Dalil yang menunjukkan bahwa segala perbuatan itu terbit dari Allah dan tidak dari selain-Nya, yaitu;
Qs.Ash shoffat:96; “Allah yang menjadikan kamu dan apa yang kamu perbuat.”
Syekh sulaiman Al Jazuli rohimahullah menjelaskan dalam kitab dalailul khoirot, bahwa “Tidak ada dari seseorang dan dari seluruh hamba-Nya suatu perkataan, perbuatan, gerak dan diam melainkan sudah lebih dahulu pada ilmu (pengetahuan) Allah ta’ala, Qodho dan Qodrat (ketentuan dan kehendak) Nya.”
Qs.9:51: “Katakanlah, tidak akan menimpa kami melainkan apa yang telah ditetapkan Allah bagi kami. Dialah pelindung kami, dan hanya kepada Allah bertawakallah orang-orang yang beriman.”
Qs.57:22-23; “Setiap bencana yang menimpa di bumi dan yang menimpa dirimu sendiri, semuanya telah tertulis dalam Kitab (laughul mahfuz) sebelum Kami mewujudkannya. Sungguh, yang demikian itu mudah bagi Allah. Agar kamu tidak bersedih hati terhadap apa yang luput dari kamu, dan tidak pula terlalu gembira terhadap apa yang diberikan-Nya kepadamu.”

Dan dalil-dalil lainnya;
Qs.4:108, 8:41, 11:92; “Allah ta’ala berfirman dengan perkataan yang sama, yaitu; Dan Allah meliputi apa yang kamu kerjakan.”
Qs.8:17; “Tidaklah kamu yang melempar tetapi Allah-lah yang melempar ketika engkau melempar.”
Qs.10:22; “Dialah Allah yang menjadikan kamu dapat berjalan didaratan.”
Qs.26:78-81; “Yang telah mejadikan aku, maka Dia yang memberi petunjuk kepadaku, dan yang memberi makan dan minum kepadaku, dan apabila aku sakit, Dialah yang menyembuhkan aku, dan yang akan mematikan aku, kemudian akan menghidupkan aku.”
Qs.53:43; “Dan sesungguhnya Dialah yang menjadikan orang tertawa dan menangis.”

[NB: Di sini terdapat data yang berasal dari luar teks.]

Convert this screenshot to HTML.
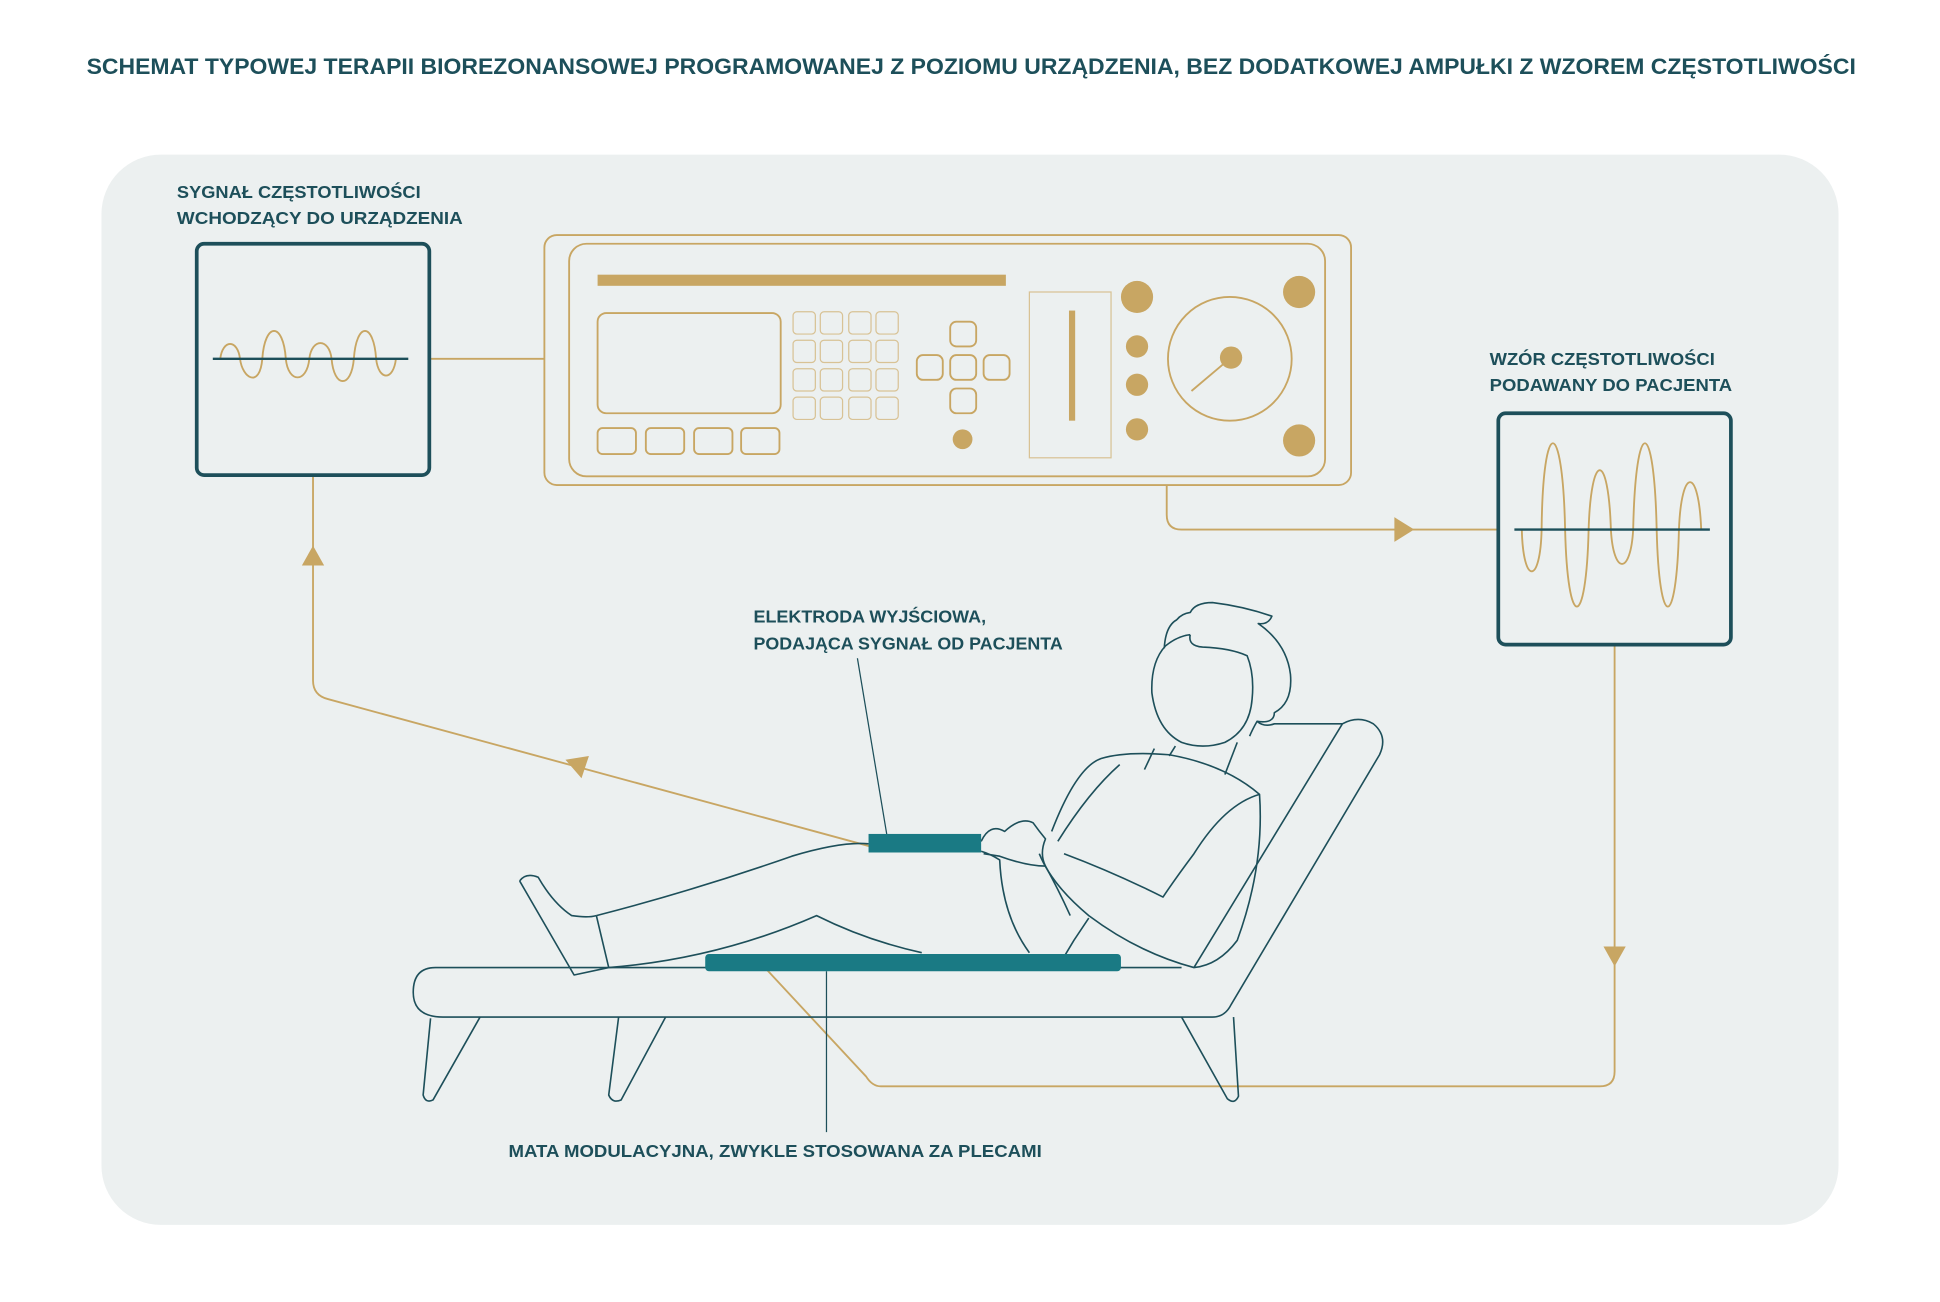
<!DOCTYPE html>
<html><head><meta charset="utf-8"><style>
html,body{margin:0;padding:0;background:#fff;}
svg{display:block;}
text{font-family:"Liberation Sans","Noto Sans CJK SC",sans-serif;font-weight:bold;fill:#1d4f5a;}
</style></head><body>
<svg width="1940" height="1302" viewBox="0 0 1568 1052.3" preserveAspectRatio="none" xmlns="http://www.w3.org/2000/svg">
<rect width="1568" height="1053" fill="#fff"/>
<text x="70" y="60" font-size="18" textLength="1430" lengthAdjust="spacingAndGlyphs">SCHEMAT TYPOWEJ TERAPII BIOREZONANSOWEJ PROGRAMOWANEJ Z POZIOMU URZĄDZENIA, BEZ DODATKOWEJ AMPUŁKI Z WZOREM CZĘSTOTLIWOŚCI</text>
<rect x="82" y="125" width="1404" height="865" rx="48" fill="#ecf0f0"/>

<g font-size="14">
<text x="143" y="160" textLength="197" lengthAdjust="spacingAndGlyphs">SYGNAŁ CZĘSTOTLIWOŚCI</text>
<text x="143" y="181" textLength="231" lengthAdjust="spacingAndGlyphs">WCHODZĄCY DO URZĄDZENIA</text>
<text x="1204" y="295" textLength="182" lengthAdjust="spacingAndGlyphs">WZÓR CZĘSTOTLIWOŚCI</text>
<text x="1204" y="316" textLength="196" lengthAdjust="spacingAndGlyphs">PODAWANY DO PACJENTA</text>
<text x="609" y="503" textLength="188" lengthAdjust="spacingAndGlyphs">ELEKTRODA WYJŚCIOWA,</text>
<text x="609" y="525" textLength="250" lengthAdjust="spacingAndGlyphs">PODAJĄCA SYGNAŁ OD PACJENTA</text>
<text x="411" y="935" textLength="431" lengthAdjust="spacingAndGlyphs">MATA MODULACYJNA, ZWYKLE STOSOWANA ZA PLECAMI</text>
</g>

<!-- connectors -->
<g fill="none" stroke="#c8a663" stroke-width="1.5">
<line x1="348" y1="290" x2="440" y2="290"/>
<path d="M943 392 V416 Q943 428 955 428 H1211"/>
<path d="M253 385 V550 Q253 562 265 565 L703 684"/>
<path d="M1305 522 V866 Q1305 878 1293 878 H712 Q705 878 700 870 L620 784"/>
</g>
<g fill="#c8a663">
<polygon points="1127,418 1143,428 1127,438"/>
<polygon points="244,457 253,441 262,457"/>
<polygon points="457,614 476,611 470,629"/>
<polygon points="1296,765 1314,765 1305,781"/>
</g>

<!-- left box -->
<rect x="159" y="197" width="188" height="187" rx="6" fill="none" stroke="#1d4f5a" stroke-width="3"/>
<path fill="none" stroke="#c8a663" stroke-width="1.5" d="M178 290 C180 274,192 274,194 290 C196 306,210 314,212 290 C214 260,229 260,231 290 C233 310,248 310,250 290 C252 273,266 273,268 290 C270 314,284 314,286 290 C288 260,302 260,304 290 C306 308,318 308,320 290"/>
<line x1="172" y1="290" x2="330" y2="290" stroke="#1d4f5a" stroke-width="2"/>

<!-- right box -->
<rect x="1211" y="334" width="188" height="187" rx="6" fill="none" stroke="#1d4f5a" stroke-width="3"/>
<path fill="none" stroke="#c8a663" stroke-width="1.5" d="M1230 428 C1231 473,1245 473,1246 428 C1247 335,1263 335,1265 428 C1267 511,1282 511,1284 428 C1286 364,1300 364,1302 428 C1304 465,1318 465,1320 428 C1322 335,1337 335,1339 428 C1341 511,1355 511,1357 428 C1359 377,1373 377,1375 428"/>
<line x1="1224" y1="428" x2="1382" y2="428" stroke="#1d4f5a" stroke-width="2"/>

<!-- device -->
<g fill="none" stroke="#c8a663" stroke-width="1.5">
<rect x="440" y="190" width="652" height="202" rx="10"/>
<rect x="460" y="197" width="611" height="188" rx="14"/>
<rect x="483" y="253" width="148" height="81" rx="7"/>
<g stroke-width="1" stroke="#d8c295">
<rect x="641" y="252" width="18" height="18" rx="3"/><rect x="663" y="252" width="18" height="18" rx="3"/><rect x="686" y="252" width="18" height="18" rx="3"/><rect x="708" y="252" width="18" height="18" rx="3"/>
<rect x="641" y="275" width="18" height="18" rx="3"/><rect x="663" y="275" width="18" height="18" rx="3"/><rect x="686" y="275" width="18" height="18" rx="3"/><rect x="708" y="275" width="18" height="18" rx="3"/>
<rect x="641" y="298" width="18" height="18" rx="3"/><rect x="663" y="298" width="18" height="18" rx="3"/><rect x="686" y="298" width="18" height="18" rx="3"/><rect x="708" y="298" width="18" height="18" rx="3"/>
<rect x="641" y="321" width="18" height="18" rx="3"/><rect x="663" y="321" width="18" height="18" rx="3"/><rect x="686" y="321" width="18" height="18" rx="3"/><rect x="708" y="321" width="18" height="18" rx="3"/>
<rect x="832" y="236" width="66" height="134"/>
</g>
<rect x="768" y="260" width="21" height="20" rx="5"/>
<rect x="741" y="287" width="21" height="20" rx="5"/>
<rect x="768" y="287" width="21" height="20" rx="5"/>
<rect x="795" y="287" width="21" height="20" rx="5"/>
<rect x="768" y="314" width="21" height="20" rx="5"/>
<rect x="483" y="346" width="31" height="21" rx="4"/>
<rect x="522" y="346" width="31" height="21" rx="4"/>
<rect x="561" y="346" width="31" height="21" rx="4"/>
<rect x="599" y="346" width="31" height="21" rx="4"/>
<circle cx="994" cy="290" r="50"/>
<line x1="995" y1="289" x2="963" y2="316"/>
</g>
<g fill="#c8a663">
<rect x="483" y="222" width="330" height="9"/>
<rect x="864" y="251" width="5" height="89"/>
<circle cx="778" cy="355" r="8"/>
<circle cx="919" cy="240" r="13"/>
<circle cx="919" cy="280" r="9"/>
<circle cx="919" cy="311" r="9"/>
<circle cx="919" cy="347" r="9"/>
<circle cx="995" cy="289" r="9"/>
<circle cx="1050" cy="236" r="13"/>
<circle cx="1050" cy="356" r="13"/>
</g>

<!-- chaise & person -->
<g fill="none" stroke="#1d4f5a" stroke-width="1.3" stroke-linejoin="round">
<path d="M955 782 H352 Q334 782 334 802 Q334 822 358 822 H980 Q990 822 995 812 L1115 610 Q1122 595 1110 585 Q1098 578 1085 585 L965 782"/>
<path d="M1085 585 H1030 Q1022 588 1016 583"/>
<path d="M348 823 L342 885 Q344 892 350 889 L388 822"/>
<path d="M500 822 L492 885 Q495 892 502 889 L538 822"/>
<path d="M955 822 L992 888 Q998 893 1001 886 L997 822"/>
<!-- head -->
<path d="M962 513 Q960 522 972 523 Q995 524 1008 530 Q1014 545 1012 565 Q1010 590 990 600 Q972 606 955 600 Q935 590 931 560 Q930 535 942 522 Q952 514 962 513"/>
<path d="M941 524 Q942 506 951 501 Q955 496 962 495 Q966 487 980 487 Q1005 490 1028 498 Q1025 505 1017 504 Q1040 520 1043 545 Q1045 568 1030 576 Q1030 585 1016 583 Q1012 590 1010 595"/>
<!-- torso -->
<path d="M933 605 L925 622"/>
<path d="M950 603 L945 611"/>
<path d="M1000 600 L990 626"/>
<path d="M850 672 Q870 620 890 613 Q910 607 945 610 Q990 618 1018 642 Q1022 700 1000 760 Q985 780 965 782 Q920 770 880 740 Q850 715 840 690"/>
<path d="M1018 642 Q990 650 965 690 Q950 710 940 725 Q900 705 860 690"/>
<path d="M855 680 Q880 640 905 618"/>
<path d="M880 742 L868 760 L856 780"/>
<!-- arm/hands -->
<path d="M793 680 Q800 665 812 672 Q825 660 835 665 Q840 672 845 678 Q840 690 845 700 Q830 700 808 692 L795 690"/>
<path d="M845 700 Q856 720 865 740"/>
<!-- legs -->
<path d="M482 740 Q560 720 640 692 Q680 680 702 682"/>
<path d="M793 688 Q800 690 808 695 Q810 740 832 770"/>
<path d="M492 782 Q580 775 660 740 Q700 760 745 770"/>
<path d="M482 740 L492 782"/>
<path d="M420 712 Q425 705 435 709 Q447 730 462 740 Q475 742 482 740 M420 712 L464 788 Q478 785 492 782"/>
<path d="M693 532 L717 676" stroke-width="1"/>
<path d="M668 785 V915" stroke-width="1"/>
</g>
<rect x="702" y="674" width="91" height="15" fill="#1a7a84"/>
<rect x="570" y="771" width="336" height="14" rx="3" fill="#1a7a84"/>
</svg>
</body></html>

Dan sabda nabi Muhammad saw;
“Laahaula wala quwwata illa billahil Aliyyil Adziim / Tidak ada daya upaya dan kekuatan kecuali dengan Allah yang maha tinggi, maha agung.”
Dan lagi sabda nabi saw;
“Laa tataharroka dzarrotun illaa bi iznillah / Tiada bergerak suatu zarroh pun melainkan dengan izin Allah.”
Dan sabda nabi saw;
“Sesungguhnya Allah yang menjadikan semua pekerja dan pekerjaannya.” (HR. Al Hakim).
Dan suatu isyarat dari nabi kita Muhammad saw, yaitu tidak pernah mendo’akan kehancuran kaum Quraisy yang telah menyakiti dirinya. Hal ini karena beliau musyahadah (memandang) bahwa perbuatan itu dari Allah. Dan Allah berfirman kepada nabi Muhammad saw di Qs.10:65; “Dan janganlah engkau sedih oleh perkataan meraka. Sungguh, kekuasaan (akan perkataan mereka) itu seluruhnya milik Allah. Dia maha mendengar, maha mengetahui.”
Apabila engkau senantiasa musyahadah (menyaksikan) yang seperti yang demikian ini dengan penuh keyakinan, niscaya engkau terlepas dari bahaya syirik khofi dan mendapat maqom wihdatul af’al yang artinya meng-Esa-kan Allah ta’ala pada segala perbuatan sehingga fana’ (lenyap) segala perbuatan makhluk termasuk perbuatan dirinya, karena nyatanya perbuatan Allah yang Maha Nyata. Jadi, engkau saksikan dengan jelas bahwa segala wujud majazi ini hilang sirna dan lenyap tiada arti dibawah Nur Wujud Allah yang sebenarnya. Seperti tiada arti cahaya lilin yang dinyalakan dibawah Cahaya Wujud Matahari.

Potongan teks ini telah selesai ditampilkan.